Referred Judgements :-

SANAT KUMAR VS. PARKE DAVIS (INDIA) LTD [REFERRED TO]
R.R. IYER VS. R.P.G. LIFE SCIENCES LTD [REFERRED TO]
H R ADYANTHAYA OTHERS VS. SANDOZ INDIA LTD [REFERRED TO]
RHONE POULENC INDIA LIMITED VS. STATE OF UTTAR PRADESH [REFERRED TO]
SANAT KUMAR VS. PARKE DAVIS INDIA LTD [REFERRED TO]
DEEPAK KUMAR VS. THE STATE OF BIHAR, DEPARTMENT OF LABOUR EMPLOYMENT AND TRAINING AND ORS. [REFERRED TO]


JUDGEMENT

- (1.)By this petition the petitioner has challenged the award of the Labour Court dated 28.3.2019, whereby the reference has been dismissed on the ground that the petitioner is not a workman within the meaning of Section 2(s) of the Industrial Disputes Act, 1947, therefore, the dispute does not fall within the jurisdiction of the labour court.
(2.)The brief facts are that the petitioner was appointed as Key Account manager and was working as sales promotion employee with the respondent-Company, which is involved in sale of medicines and providing health care services and the services of the petitioner were terminated by order dated 22.4.2017. The Labour Commissioner, Indore had made a reference to the Labour Court in respect of correctness and validity of termination of the petitioner's services. Petitioner had filed the claim before the Labour Court with the plea that he had worked on the different posts; such as Marketing Executive, Sr. Marketing Executive, Dy. RBM and Key Account Manager but the basic work of the petitioner was of medical representative and his initial appointment was in the year 2008 and he was covered within the meaning of Workmen under Section 2(s) of the Industrial Disputes Act and Sales Promotion Employees (Conditions of Service) Act , 1976 (for short "the Act of 1976").
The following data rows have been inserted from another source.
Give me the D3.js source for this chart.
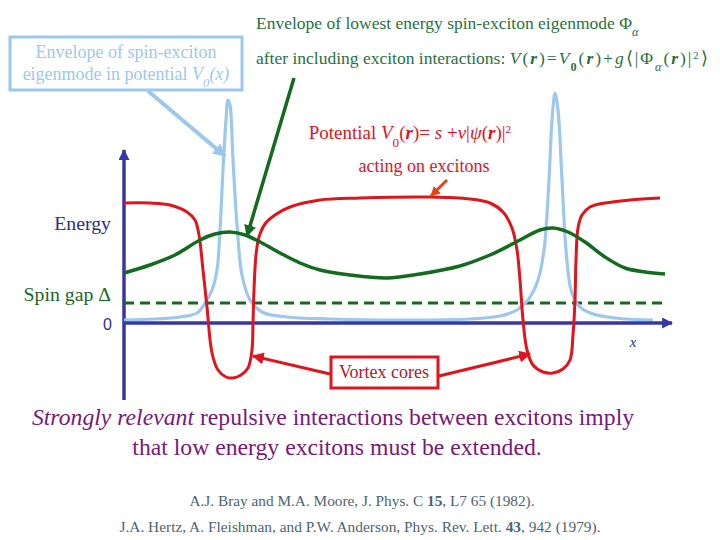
<!DOCTYPE html>
<html>
<head>
<meta charset="utf-8">
<script src="https://cdn.jsdelivr.net/npm/d3@7/dist/d3.min.js"></script>
<style>
  body { margin: 0; background: #fff; }
</style>
</head>
<body>
<div id="chart"></div>
<script>
// x in arbitrary position units, energy in units of the spin gap
const spinGap = 1;

const potentialX = [0, 5.2, 9.2, 12.6, 14.2, 15.0, 15.8, 16.6, 17.6, 18.8, 20.4, 21.8, 23.4, 24.8, 25.6, 25.8, 26.0, 26.4, 27.0, 28.2, 30.2, 33.2, 39.2, 47.2, 61.2, 69.2, 73.2, 75.8, 77.6, 78.6, 79.2, 79.8, 80.6, 81.8, 83.8, 85.8, 87.8, 89.2, 89.8, 90.2, 90.4, 90.8, 91.6, 93.2, 96.2, 101.2, 107.2];
const potentialE = [6.0, 6.0, 5.9, 5.55, 5.15, 4.4, 2.65, 0.8, -1.5, -2.35, -2.7, -2.75, -2.6, -2.25, -1.35, 0, 1.65, 3.4, 4.3, 4.95, 5.4, 5.8, 6.15, 6.25, 6.3, 6.2, 6.0, 5.55, 4.75, 3.65, 2.15, 0.15, -1.35, -2.1, -2.45, -2.5, -2.3, -1.85, -0.6, 1.15, 3.15, 4.75, 5.4, 5.8, 6.0, 6.15, 6.25];

const lowestX = [0, 5.2, 10.2, 15.2, 18.2, 21.2, 24.2, 27.6, 31.2, 35.2, 39.2, 45.2, 52.6, 59.2, 67.2, 73.2, 79.2, 83.2, 85.8, 88.8, 92.2, 96.2, 100.2, 104.2, 108.2];
const lowestE = [2.5, 2.9, 3.4, 4.15, 4.45, 4.55, 4.4, 4.0, 3.5, 3.0, 2.65, 2.4, 2.25, 2.45, 2.85, 3.4, 4.15, 4.65, 4.75, 4.55, 4.05, 3.3, 2.75, 2.55, 2.45];

const bareX = [0, 6.2, 11.2, 14.6, 16.2, 17.6, 18.6, 19.2, 19.8, 20.4, 20.8, 21.2, 21.8, 22.6, 23.6, 25.2, 27.6, 32.6, 41.2, 55.2, 69.2, 75.2, 78.6, 80.8, 82.8, 84.0, 85.0, 85.6, 86.2, 86.8, 87.6, 88.4, 89.4, 90.8, 93.2, 98.2, 105.8];
const bareE = [0.15, 0.2, 0.3, 0.5, 1.0, 1.65, 2.65, 4.65, 7.65, 10.15, 11.15, 10.9, 8.15, 4.9, 2.4, 1.15, 0.55, 0.3, 0.2, 0.15, 0.2, 0.35, 0.65, 1.15, 2.15, 3.65, 7.15, 10.15, 11.5, 10.65, 7.15, 3.65, 1.65, 0.9, 0.5, 0.25, 0.15];

const xAxisMax = 109.6;
const yAxisRange = [-3.85, 8.65];
const gapLineEnd = 108;

const W = 720, H = 540;
const x = d3.scaleLinear().domain([0, 110]).range([124, 674]);
const y = d3.scaleLinear().domain([0, 1]).range([323, 303]);

const cRed = "#e0141c", cGreen = "#146a1e", cBlue = "#9cc8ee", cAxis = "#3636a6";
const cText = "#2e2e86", cPurple = "#7a1878", cRef = "#4e6470", cGreenTxt = "#2a7040";
const serif = "Liberation Serif";

const svg = d3.select("#chart").append("svg").attr("width", W).attr("height", H);
const defs = svg.append("defs");
function marker(id, color, size) {
  defs.append("marker").attr("id", id)
    .attr("viewBox", "0 0 10 10").attr("refX", 9).attr("refY", 5)
    .attr("markerWidth", size).attr("markerHeight", size)
    .attr("markerUnits", "userSpaceOnUse").attr("orient", "auto")
    .append("path").attr("d", "M0,0 L10,5 L0,10 Z").attr("fill", color);
}
marker("arAxis", cAxis, 11);
marker("arGreen", cGreen, 12);
marker("arRed", cRed, 12);
marker("arBlue", cBlue, 13);
marker("arOrange", "#e04418", 10);

const line = d3.line().x(d => x(d[0])).y(d => y(d[1])).curve(d3.curveCatmullRom.alpha(0.5));
const zip = (a, b) => a.map((v, i) => [v, b[i]]);

function txt(px, py, size, color, anchor) {
  return svg.append("text").attr("x", px).attr("y", py)
    .attr("font-size", size).attr("fill", color)
    .attr("text-anchor", anchor || "start")
    .attr("font-family", serif);
}

// y axis
svg.append("line").attr("x1", x(0)).attr("x2", x(0))
  .attr("y1", y(yAxisRange[0])).attr("y2", y(yAxisRange[1]))
  .attr("stroke", cAxis).attr("stroke-width", 3.5).attr("marker-end", "url(#arAxis)");

// spin gap dashed line
svg.append("line").attr("x1", x(0)).attr("x2", x(gapLineEnd))
  .attr("y1", y(spinGap)).attr("y2", y(spinGap))
  .attr("stroke", cGreen).attr("stroke-width", 3).attr("stroke-dasharray", "10,6");

// bare envelope (light blue)
svg.append("path").attr("d", line(zip(bareX, bareE)))
  .attr("fill", "none").attr("stroke", cBlue).attr("stroke-width", 3.2);

// x axis
svg.append("line").attr("x1", x(0)).attr("x2", x(xAxisMax))
  .attr("y1", y(0)).attr("y2", y(0))
  .attr("stroke", cAxis).attr("stroke-width", 3.5).attr("marker-end", "url(#arAxis)");

// potential (red)
svg.append("path").attr("d", line(zip(potentialX, potentialE)))
  .attr("fill", "none").attr("stroke", cRed).attr("stroke-width", 3);

// lowest mode envelope (green)
svg.append("path").attr("d", line(zip(lowestX, lowestE)))
  .attr("fill", "none").attr("stroke", cGreen).attr("stroke-width", 3.5);

// axis labels
txt(111, 230, 19.8, cText, "end").text("Energy");
txt(111, 301, 19.8, cGreen, "end").text("Spin gap \u0394");
txt(112, 330, 16, cText, "end").attr("font-family", "Liberation Sans").text("0");
txt(633, 347, 15, cText, "middle").attr("font-style", "italic").text("x");

// helper for rich text
function rich(t, parts) {
  parts.forEach(p => {
    const s = t.append("tspan").text(p.t);
    if (p.i) s.attr("font-style", "italic");
    if (p.b) s.attr("font-weight", "bold");
    if (p.ls) s.attr("letter-spacing", p.ls);
    if (p.sub) s.attr("baseline-shift", "sub").attr("font-size", "70%");
    if (p.sup) s.attr("baseline-shift", "super").attr("font-size", "60%");
  });
  return t;
}

// blue callout box
svg.append("rect").attr("x", 10).attr("y", 37).attr("width", 232).attr("height", 53)
  .attr("fill", "#fff").attr("stroke", cBlue).attr("stroke-width", 3);
txt(126, 58, 18, cBlue, "middle").text("Envelope of spin-exciton");
rich(txt(126, 80, 18, cBlue, "middle"),
  [{t: "eigenmode in potential "}, {t: "V", i: 1}, {t: "0", i: 1, sub: 1}, {t: "(x)", i: 1}]);
svg.append("line").attr("x1", 148).attr("y1", 91).attr("x2", 225).attr("y2", 156)
  .attr("stroke", cBlue).attr("stroke-width", 4).attr("marker-end", "url(#arBlue)");

// green annotation
rich(txt(256, 29, 17.5, cGreenTxt),
  [{t: "Envelope of lowest energy spin-exciton eigenmode \u03a6"}, {t: "\u03b1", i: 1, sub: 1}]);
rich(txt(256, 64, 17.5, cGreenTxt),
  [{t: "after including exciton interactions: "}, {t: "V", i: 1, ls: 2}, {t: "(", ls: 2}, {t: "r", i: 1, b: 1, ls: 2}, {t: ")=", ls: 2},
   {t: "V", i: 1, ls: 1}, {t: "0", b: 1, sub: 1, ls: 2}, {t: "(", ls: 2}, {t: "r", i: 1, b: 1, ls: 2}, {t: ")+", ls: 2}, {t: "g", i: 1, ls: 2},
   {t: "\u27e8|\u03a6", ls: 2}, {t: "\u03b1", i: 1, sub: 1, ls: 2}, {t: "(", ls: 2}, {t: "r", i: 1, b: 1, ls: 2}, {t: ")|", ls: 2}, {t: "2", sup: 1, ls: 2}, {t: "\u27e9"}]);
svg.append("line").attr("x1", 294).attr("y1", 78).attr("x2", 247).attr("y2", 236)
  .attr("stroke", cGreen).attr("stroke-width", 3.5).attr("marker-end", "url(#arGreen)");

// red annotation
rich(txt(410, 139, 19, cRed, "middle"),
  [{t: "Potential "}, {t: "V", i: 1}, {t: "0", sub: 1}, {t: "("}, {t: "r", i: 1, b: 1}, {t: ")= "},
   {t: "s", i: 1}, {t: " +"}, {t: "v", i: 1}, {t: "|"}, {t: "\u03c8", i: 1}, {t: "("}, {t: "r", i: 1, b: 1},
   {t: ")|"}, {t: "2", sup: 1}]);
txt(424, 172, 18, cRed, "middle").text("acting on excitons");
svg.append("line").attr("x1", 447).attr("y1", 180).attr("x2", 431).attr("y2", 196)
  .attr("stroke", "#e04418").attr("stroke-width", 3).attr("marker-end", "url(#arOrange)");

// vortex cores
svg.append("line").attr("x1", 330).attr("y1", 374).attr("x2", 253).attr("y2", 356)
  .attr("stroke", cRed).attr("stroke-width", 3).attr("marker-end", "url(#arRed)");
svg.append("line").attr("x1", 439).attr("y1", 376).attr("x2", 530).attr("y2", 354)
  .attr("stroke", cRed).attr("stroke-width", 3).attr("marker-end", "url(#arRed)");
svg.append("rect").attr("x", 331).attr("y", 357).attr("width", 107).attr("height", 31)
  .attr("fill", "#fff").attr("stroke", cRed).attr("stroke-width", 3);
txt(384, 378, 18, "#b01828", "middle").text("Vortex cores");

// conclusion
rich(txt(333, 425, 23.7, cPurple, "middle"),
  [{t: "Strongly relevant", i: 1}, {t: " repulsive interactions between excitons imply"}]);
txt(337, 455, 23.7, cPurple, "middle").text("that low energy excitons must be extended.");

// references
rich(txt(362, 506, 15.3, cRef, "middle"),
  [{t: "A.J. Bray and M.A. Moore, J. Phys. C "}, {t: "15", b: 1}, {t: ", L7 65 (1982)."}]);
rich(txt(360, 532, 15.4, cRef, "middle"),
  [{t: "J.A. Hertz, A. Fleishman, and P.W. Anderson, Phys. Rev. Lett. "}, {t: "43", b: 1}, {t: ", 942 (1979)."}]);
</script>
</body>
</html>
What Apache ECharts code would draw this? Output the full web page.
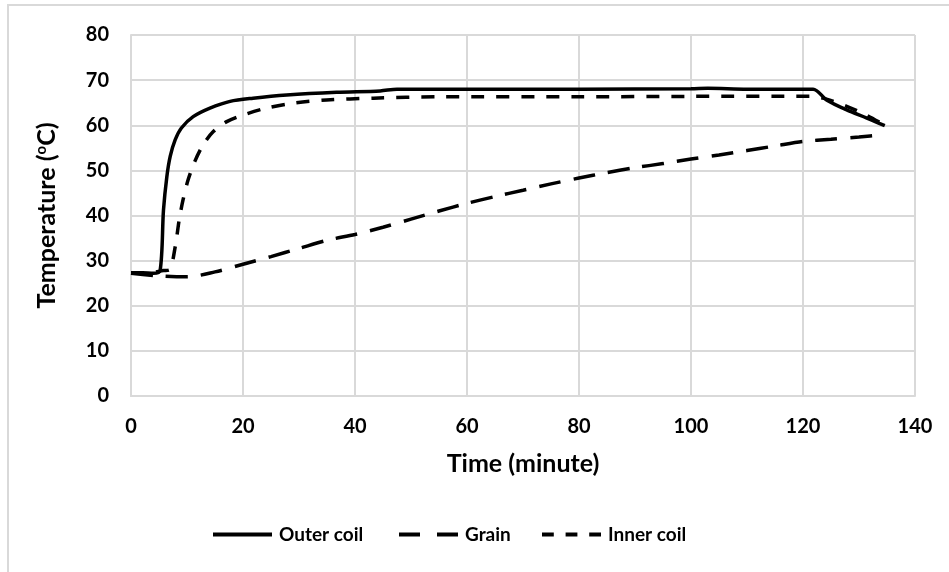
<!DOCTYPE html>
<html>
<head>
<meta charset="utf-8">
<script src="https://cdn.jsdelivr.net/npm/echarts@6/dist/echarts.min.js"></script>
<style>
  html, body { margin: 0; padding: 0; background: #fff; }
  #chart { width: 949px; height: 572px; }
</style>
</head>
<body>
<div id="chart"></div>
<script>
// Outer coil (time in minutes, temperature in °C)
const outerTime = [0, 2, 4, 5.2, 5.8, 6.4, 7.0, 7.9, 9.0, 11.1, 14.1, 17.7, 21.8, 27.8, 36.7, 44.5, 47.5, 60, 80, 100, 103, 110, 121.8, 124.2, 127.8, 131.4, 134.6]
const outerTemp = [27.3, 27.3, 27.2, 27.8, 41.2, 48.6, 53.1, 56.8, 59.4, 61.9, 63.8, 65.3, 66.0, 66.7, 67.3, 67.6, 68.0, 68.0, 68.0, 68.1, 68.2, 68.0, 68.0, 65.6, 63.4, 61.6, 59.9]

// Grain
const grainTime = [0, 5, 10, 15, 20, 25, 30, 35, 40, 45, 50, 55, 60, 65, 70, 75, 80, 85, 90, 95, 100, 105, 110, 115, 120, 125, 130, 134.6]
const grainTemp = [27.2, 26.6, 26.4, 27.5, 29.2, 30.9, 32.7, 34.5, 35.8, 37.4, 39.2, 41.0, 42.7, 44.2, 45.6, 47.0, 48.3, 49.5, 50.6, 51.5, 52.5, 53.4, 54.4, 55.4, 56.4, 56.9, 57.4, 57.9]

// Inner coil
const innerTime = [0, 3, 5.8, 6.9, 7.9, 8.6, 9.3, 10.2, 11.4, 12.9, 14.7, 17.1, 20.1, 24.2, 29.0, 34.9, 43.3, 55, 80, 100, 121.4, 124.2, 127.8, 131.4, 134.6]
const innerTemp = [27.3, 27.3, 27.8, 28.0, 33.1, 39.0, 43.5, 47.9, 52.0, 55.7, 58.6, 60.8, 62.3, 63.8, 64.9, 65.6, 66.0, 66.3, 66.3, 66.4, 66.4, 65.8, 64.2, 62.2, 60.0]

const seriesNames = ['Outer coil', 'Grain', 'Inner coil']
const xTicks = [0, 20, 40, 60, 80, 100, 120, 140]
const yTicks = [0, 10, 20, 30, 40, 50, 60, 70, 80]

const zip = (xs, ys) => xs.map((x, i) => [x, ys[i]])

const chart = echarts.init(document.getElementById('chart'))
const font = 'Lato, "Open Sans", sans-serif'

// 图例：每个系列单独一个，线型用 path 画
const legendIcons = [
  'path://M0,0h59v4h-59z',
  'path://M0,0h21v4h-21z M38,0h21v4h-21z',
  'path://M0,0h12v4h-12z M24,0h12v4h-12z M48,0h12v4h-12z'
]
const legendLeft = [213, 399, 542]
const legends = seriesNames.map((name, i) => ({
  data: [{ name: name, icon: legendIcons[i] }],
  left: legendLeft[i],
  top: 525,
  padding: 0,
  itemWidth: 59,
  itemHeight: 4,
  selectedMode: false,
  textStyle: { fontFamily: font, fontSize: 19, fontWeight: 'bold', color: '#000', padding: [0, 0, 0, 2] }
}))

const option = {
  animation: false,
  textStyle: { fontFamily: font },
  graphic: [{
    type: 'rect',
    shape: { x: 8, y: 5, width: 1000, height: 1000 },
    style: { fill: 'none', stroke: '#d9d9d9', lineWidth: 2 },
    silent: true
  }],
  grid: { left: 131, right: 34, top: 35, bottom: 176 },
  legend: legends,
  xAxis: {
    type: 'value',
    min: xTicks[0],
    max: xTicks[xTicks.length - 1],
    interval: 20,
    name: 'Time (minute)',
    nameLocation: 'middle',
    nameGap: 55,
    nameTextStyle: { fontFamily: font, fontSize: 25, fontWeight: 'bold', color: '#000' },
    axisLine: { lineStyle: { color: '#d9d9d9', width: 2 } },
    axisTick: { show: false },
    axisLabel: { margin: 21, fontFamily: font, fontSize: 20, fontWeight: 'bold', color: '#000' },
    splitLine: { show: true, lineStyle: { color: '#d9d9d9', width: 2 } }
  },
  yAxis: {
    type: 'value',
    min: yTicks[0],
    max: yTicks[yTicks.length - 1],
    interval: 10,
    name: 'Temperature ({sup|o}C)',
    nameLocation: 'middle',
    nameGap: 72,
    nameTextStyle: {
      fontFamily: font, fontSize: 25, fontWeight: 'bold', color: '#000',
      rich: { sup: { fontFamily: font, fontSize: 15, fontWeight: 'bold', color: '#000', verticalAlign: 'top', padding: [0, 0, 10, 0] } }
    },
    axisLine: { show: true, lineStyle: { color: '#d9d9d9', width: 2 } },
    axisTick: { show: false },
    axisLabel: { margin: 22, fontFamily: font, fontSize: 20, fontWeight: 'bold', color: '#000' },
    splitLine: { show: true, lineStyle: { color: '#d9d9d9', width: 2 } }
  },
  series: [
    {
      name: seriesNames[0],
      type: 'line',
      data: zip(outerTime, outerTemp),
      smooth: 0.3,
      symbol: 'none',
      lineStyle: { color: '#000', width: 3.5, type: 'solid' },
      itemStyle: { color: '#000' },
      z: 3
    },
    {
      name: seriesNames[1],
      type: 'line',
      data: zip(grainTime, grainTemp),
      smooth: 0.3,
      symbol: 'none',
      lineStyle: { color: '#000', width: 3.5, type: [22, 13] },
      itemStyle: { color: '#000' },
      z: 2
    },
    {
      name: seriesNames[2],
      type: 'line',
      data: zip(innerTime, innerTemp),
      smooth: 0.3,
      symbol: 'none',
      lineStyle: { color: '#000', width: 3.5, type: [13, 12] },
      itemStyle: { color: '#000' },
      z: 2
    }
  ]
}

chart.setOption(option)
</script>
</body>
</html>
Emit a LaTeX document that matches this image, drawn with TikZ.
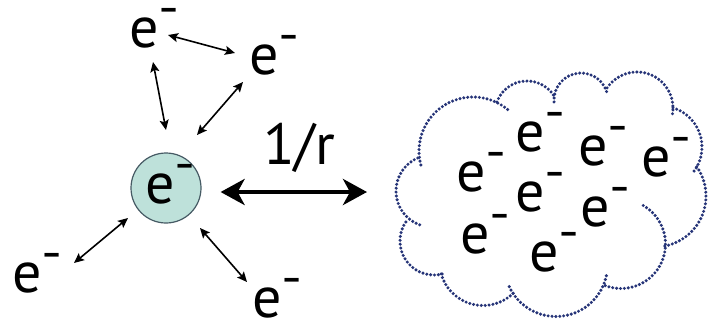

A further plea was raised that his services were terminated by adopting unfair labour practice, without conducting any enquiry and without giving any retrenchment compensation.
(3.)The respondent by filing the reply had taken the stand that the petitioner was an employee of the managerial capacity and his main work was of management and administration and he had the power to spent up to Rs.5,000/- per month, hence he does not fall within the meaning of workmen under Section 2(s) of the Industrial Disputes Act and his services were terminated by following the due procedure.